Contaminants in lesser and greater scaup staging on the lower Great Lakes
Archives of Environmental Contamination and Toxicology
The decrease and subsequent lack of recovery of the North American scaup population has increased concerns about contaminants acquired during migration. We collected 189 fall- and spring-migrant lesser (Aythya affinis) and greater scaup (A. marila) on the lower Great Lakes (LGL) to determine if organic contaminants and trace elements in scaup livers were increased and to evaluate sources of variation in selenium (Se) burdens. We found that all organic contaminants were below toxic levels. Of 18 trace elements, only Se was detected at increased (>10-ppm dry-mass) levels.
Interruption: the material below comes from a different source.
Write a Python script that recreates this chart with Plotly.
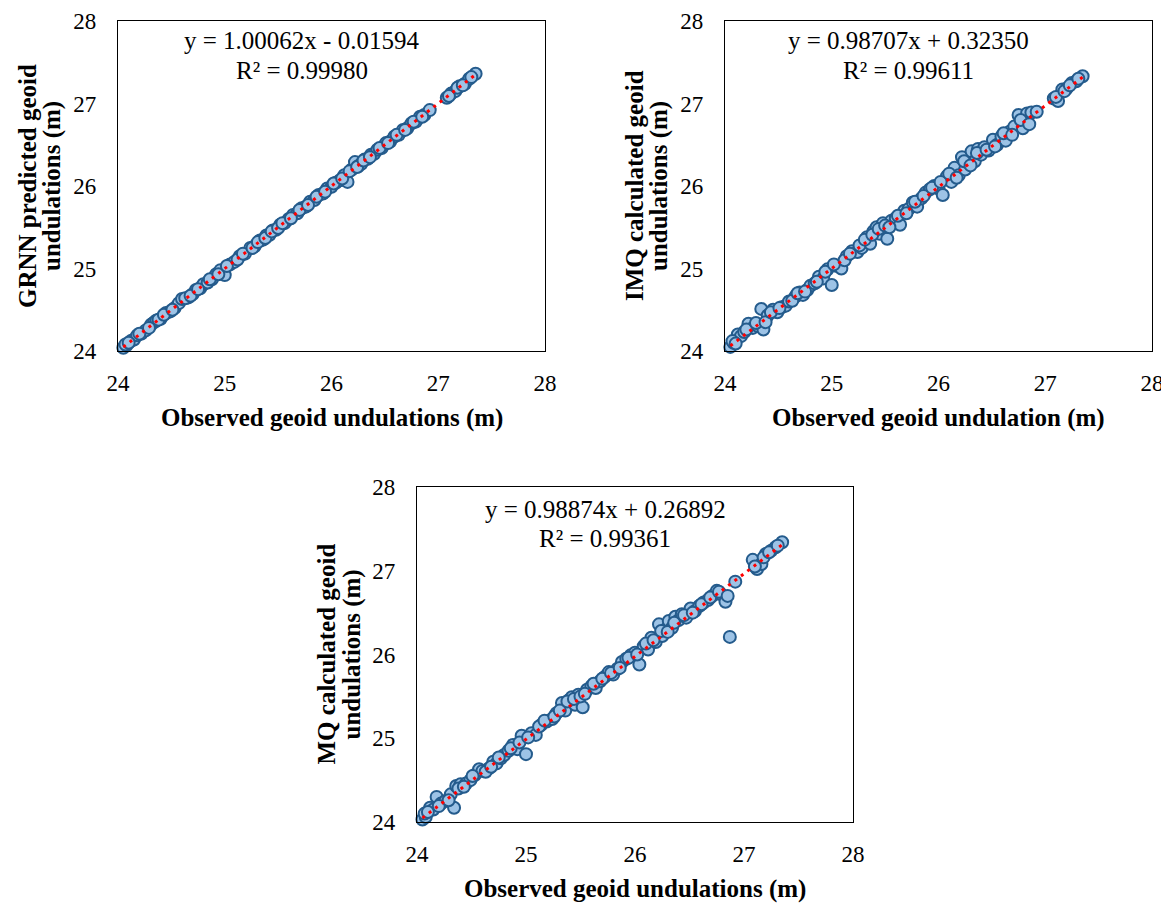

Se in lesser scaup increased but remained constant in greater scaup throughout fall; levels were increased in 14% of lesser scaup and 46% of greater scaup. During spring, Se increased in lesser scaup but decreased slightly in greater scaup; levels were increased in 75% of lesser scaup and 93% of greater scaup. We suggest that Se may be problematic for some breeding female scaup after departing the LGL, but more research is needed to determine the extent to which it affects scaup demographics. © 2007 Springer Science+Business Media, Inc.
Petrie, S. A.; Badzinski, S. S.; and Drouillard, K. G., "Contaminants in lesser and greater scaup staging on the lower Great Lakes" (2007). Archives of Environmental Contamination and Toxicology, 52, 4, 580-589.